Na sexta sessão da meia noite do Festival de Sundance 2020, tivemos a première mundial de Run Sweetheart Run, longa-metragem escrito e dirigido por Shana Feste. No filme, Cherie vai a um encontro às escuras – ou melhor, encontro das trevas -, arranjado por seu chefe, supostamente amigo e protetor. Ethan, por sua vez, é um homem bonito, rico, charmoso e muito sedutor; educado e cavalheiro, em um primeiro momento. Infelizmente, não demora muito para que Cherie descubra que as coisas não são o que parecem, resultando em um ataque brutal e uma caçada pelas ruas de Los Angeles.
Run Sweetheart Run faz parte do subgênero Rape and Revenge, dos quais fazem parte filmes como A Vingança de Jennifer e Vingança: obra que tratam da violência contra a mulher e a sua reação. Aqui, ainda temos um profundo discurso feminista e uma maneira inusitada de retratar o empoderamento feminino, em uma narrativa cheia de fúria, que se assemelha a um grande grito de basta às opressões diárias a que as mulheres são submetidas, das coisas mais amplas, como a carreira, até as coisas mais rotineiras e naturais, como a menstruação.
Se o longa se resumisse a um homem branco e heterossexual atacando e perseguindo (por mera crueldade e chauvinismo) uma mulher negra, o filme seria totalmente esquecível. Run Sweetheart Run, felizmente, investe em uma virada conceitual inteligente, que transforma a literalidade em alegoria, criando um oximoro cinematográfico. Este é, ao mesmo tempo, o ponto forte e o ponto fraco da obra de Shana Feste.
Trata-se de ponto forte, porque permite que os arquétipos sejam representados de forma simbólica e extrema, do poder masculino tóxico ao empoderamento feminino, passando por toda a etapa de fragilidade e medo da mulher submetida àquela situação. Por outro lado, trata-se de ponto fraco, porque o roteiro acaba se perdendo em diálogos óbvios demais, que podem ser catárticos, mas que, ao mesmo tempo, subestimam os espectadores e espectadoras.

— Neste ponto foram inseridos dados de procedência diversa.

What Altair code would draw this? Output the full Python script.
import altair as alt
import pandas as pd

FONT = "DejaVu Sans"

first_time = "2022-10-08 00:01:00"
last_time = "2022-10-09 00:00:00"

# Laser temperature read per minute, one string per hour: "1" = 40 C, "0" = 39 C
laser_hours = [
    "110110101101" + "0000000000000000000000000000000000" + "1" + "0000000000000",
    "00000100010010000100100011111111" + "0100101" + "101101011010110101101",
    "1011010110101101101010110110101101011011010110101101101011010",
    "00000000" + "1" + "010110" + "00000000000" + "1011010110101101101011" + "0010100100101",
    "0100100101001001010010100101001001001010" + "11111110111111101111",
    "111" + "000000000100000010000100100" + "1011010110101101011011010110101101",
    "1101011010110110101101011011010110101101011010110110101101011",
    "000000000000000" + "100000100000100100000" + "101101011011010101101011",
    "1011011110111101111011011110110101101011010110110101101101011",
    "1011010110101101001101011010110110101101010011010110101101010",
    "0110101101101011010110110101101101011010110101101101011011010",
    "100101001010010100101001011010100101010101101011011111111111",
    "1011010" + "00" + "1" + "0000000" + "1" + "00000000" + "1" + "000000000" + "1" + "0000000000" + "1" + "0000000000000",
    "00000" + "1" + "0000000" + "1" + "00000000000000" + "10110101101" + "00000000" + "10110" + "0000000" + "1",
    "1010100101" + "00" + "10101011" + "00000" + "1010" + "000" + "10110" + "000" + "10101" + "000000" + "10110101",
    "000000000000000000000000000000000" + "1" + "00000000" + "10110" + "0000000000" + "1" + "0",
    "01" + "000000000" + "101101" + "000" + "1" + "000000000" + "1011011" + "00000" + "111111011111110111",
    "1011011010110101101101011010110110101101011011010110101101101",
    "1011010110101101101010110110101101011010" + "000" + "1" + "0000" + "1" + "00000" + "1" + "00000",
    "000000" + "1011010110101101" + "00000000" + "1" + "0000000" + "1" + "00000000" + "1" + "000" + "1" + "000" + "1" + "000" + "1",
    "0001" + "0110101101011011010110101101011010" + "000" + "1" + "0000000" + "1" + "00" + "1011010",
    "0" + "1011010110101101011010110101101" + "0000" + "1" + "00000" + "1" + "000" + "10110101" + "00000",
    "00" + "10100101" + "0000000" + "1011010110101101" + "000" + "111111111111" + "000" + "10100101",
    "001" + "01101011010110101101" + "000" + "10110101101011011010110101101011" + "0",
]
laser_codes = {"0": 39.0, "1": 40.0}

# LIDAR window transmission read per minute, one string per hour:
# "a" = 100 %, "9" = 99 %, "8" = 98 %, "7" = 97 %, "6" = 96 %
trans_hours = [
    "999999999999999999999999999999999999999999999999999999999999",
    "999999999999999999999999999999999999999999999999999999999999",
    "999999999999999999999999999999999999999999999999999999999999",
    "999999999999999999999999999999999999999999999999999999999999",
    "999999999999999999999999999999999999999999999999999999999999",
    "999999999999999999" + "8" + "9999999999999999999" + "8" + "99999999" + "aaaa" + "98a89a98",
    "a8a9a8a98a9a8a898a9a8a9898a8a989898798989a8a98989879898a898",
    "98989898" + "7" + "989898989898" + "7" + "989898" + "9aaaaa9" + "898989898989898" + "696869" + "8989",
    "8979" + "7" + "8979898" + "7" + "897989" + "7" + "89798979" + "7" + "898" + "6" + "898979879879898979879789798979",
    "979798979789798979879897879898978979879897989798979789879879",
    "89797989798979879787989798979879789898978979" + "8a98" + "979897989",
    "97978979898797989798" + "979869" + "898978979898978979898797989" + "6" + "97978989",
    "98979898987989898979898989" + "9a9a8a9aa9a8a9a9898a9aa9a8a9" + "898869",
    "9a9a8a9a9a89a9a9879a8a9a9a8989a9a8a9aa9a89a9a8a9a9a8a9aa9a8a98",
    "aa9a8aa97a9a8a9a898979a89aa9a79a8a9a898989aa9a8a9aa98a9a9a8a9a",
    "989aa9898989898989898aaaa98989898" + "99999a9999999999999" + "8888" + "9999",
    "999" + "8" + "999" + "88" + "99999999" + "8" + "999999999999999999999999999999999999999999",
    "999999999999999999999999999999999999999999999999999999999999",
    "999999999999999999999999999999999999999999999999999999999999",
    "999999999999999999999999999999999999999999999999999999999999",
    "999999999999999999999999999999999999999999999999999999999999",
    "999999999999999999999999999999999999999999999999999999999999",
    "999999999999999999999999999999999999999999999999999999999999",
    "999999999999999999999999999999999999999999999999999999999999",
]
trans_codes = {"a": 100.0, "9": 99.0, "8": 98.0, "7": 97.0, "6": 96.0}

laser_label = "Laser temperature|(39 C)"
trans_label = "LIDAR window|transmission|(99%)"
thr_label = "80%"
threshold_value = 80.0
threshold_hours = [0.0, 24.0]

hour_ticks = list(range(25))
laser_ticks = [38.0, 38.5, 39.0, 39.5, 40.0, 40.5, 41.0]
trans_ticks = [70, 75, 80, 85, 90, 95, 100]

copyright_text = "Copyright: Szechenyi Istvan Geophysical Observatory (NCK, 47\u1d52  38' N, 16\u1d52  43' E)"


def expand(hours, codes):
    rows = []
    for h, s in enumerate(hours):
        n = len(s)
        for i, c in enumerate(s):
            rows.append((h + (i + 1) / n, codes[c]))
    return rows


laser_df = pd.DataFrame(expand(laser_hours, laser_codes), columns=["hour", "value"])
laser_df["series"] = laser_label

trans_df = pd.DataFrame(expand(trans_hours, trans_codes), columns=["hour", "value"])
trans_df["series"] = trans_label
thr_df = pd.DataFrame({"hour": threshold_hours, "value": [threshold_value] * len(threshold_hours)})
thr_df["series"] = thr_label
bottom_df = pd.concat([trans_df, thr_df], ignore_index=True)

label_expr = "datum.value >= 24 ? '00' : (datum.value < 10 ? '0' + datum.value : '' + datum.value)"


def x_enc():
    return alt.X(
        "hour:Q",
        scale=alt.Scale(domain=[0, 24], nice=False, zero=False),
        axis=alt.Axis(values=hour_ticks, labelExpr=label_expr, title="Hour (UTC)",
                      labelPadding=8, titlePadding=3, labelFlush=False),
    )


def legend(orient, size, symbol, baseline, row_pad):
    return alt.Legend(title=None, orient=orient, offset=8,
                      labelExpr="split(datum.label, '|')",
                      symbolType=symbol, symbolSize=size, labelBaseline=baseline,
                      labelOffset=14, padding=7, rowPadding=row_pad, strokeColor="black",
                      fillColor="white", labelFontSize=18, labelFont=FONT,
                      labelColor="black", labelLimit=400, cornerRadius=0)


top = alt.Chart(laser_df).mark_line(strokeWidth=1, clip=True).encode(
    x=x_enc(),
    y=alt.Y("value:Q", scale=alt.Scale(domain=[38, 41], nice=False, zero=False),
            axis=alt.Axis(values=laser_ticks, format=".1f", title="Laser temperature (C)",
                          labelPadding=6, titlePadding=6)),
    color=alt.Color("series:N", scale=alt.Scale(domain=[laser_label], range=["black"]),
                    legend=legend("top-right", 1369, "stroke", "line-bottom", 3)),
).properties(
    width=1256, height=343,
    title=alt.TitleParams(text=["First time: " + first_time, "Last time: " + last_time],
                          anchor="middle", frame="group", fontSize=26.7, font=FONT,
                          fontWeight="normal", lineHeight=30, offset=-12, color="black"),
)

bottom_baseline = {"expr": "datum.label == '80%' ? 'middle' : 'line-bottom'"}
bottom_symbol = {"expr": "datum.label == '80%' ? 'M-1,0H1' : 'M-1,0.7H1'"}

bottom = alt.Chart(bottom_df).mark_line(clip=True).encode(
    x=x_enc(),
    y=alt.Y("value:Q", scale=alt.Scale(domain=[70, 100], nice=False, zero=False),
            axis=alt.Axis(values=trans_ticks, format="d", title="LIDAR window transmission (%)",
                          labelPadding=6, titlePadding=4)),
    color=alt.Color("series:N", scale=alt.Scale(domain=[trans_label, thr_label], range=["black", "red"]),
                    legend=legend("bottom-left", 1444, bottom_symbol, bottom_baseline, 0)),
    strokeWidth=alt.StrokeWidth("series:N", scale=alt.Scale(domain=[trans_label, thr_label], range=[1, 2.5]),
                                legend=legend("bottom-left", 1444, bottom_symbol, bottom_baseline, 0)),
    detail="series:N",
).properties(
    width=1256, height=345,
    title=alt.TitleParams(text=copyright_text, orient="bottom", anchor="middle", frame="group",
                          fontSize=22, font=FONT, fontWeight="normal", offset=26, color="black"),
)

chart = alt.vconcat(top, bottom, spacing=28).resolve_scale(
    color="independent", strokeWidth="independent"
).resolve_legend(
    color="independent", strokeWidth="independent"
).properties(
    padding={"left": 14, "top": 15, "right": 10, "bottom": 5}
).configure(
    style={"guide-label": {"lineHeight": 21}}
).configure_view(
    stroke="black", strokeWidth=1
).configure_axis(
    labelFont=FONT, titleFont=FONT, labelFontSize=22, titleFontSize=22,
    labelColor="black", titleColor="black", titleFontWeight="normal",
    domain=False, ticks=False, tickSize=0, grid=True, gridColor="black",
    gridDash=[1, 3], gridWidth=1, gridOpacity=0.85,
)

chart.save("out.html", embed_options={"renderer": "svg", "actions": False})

Além disso, a obra aposta em conveniências absurdas de roteiro, que existem somente porque o roteiro precisava que existissem. Por exemplo, a forma como as habilidades do antagonista funcionam ou deixam de funcionar, sem nenhuma explicação lógica, ou a forma como a nossa heroína escapa de algumas situações muito perigosas.
Se o roteiro é problemático, também é verdade que a direção é segura e faz escolhas corretas, como a quebra da quarta parede e a violência fora da câmera até o ato final. Ademais, as atuações de Ella Balinska e Pilou Asbaek elevam o nível da narrativa.
Run Sweetheart Run equilibra-se entre o poder da mensagem e certo exagero nos diálogos, mas entrega uma obra poderosa sobre a vida, a mente e o corpo da mulher na nossa sociedade. Não tenho dúvidas de que este filme provocará fortes reações das mulheres. Para os homens, fica a dica: o filme merece ser assistido de olhos abertos e mente arejada; se você se sentir ofendido, está na hora de rever seus conceitos.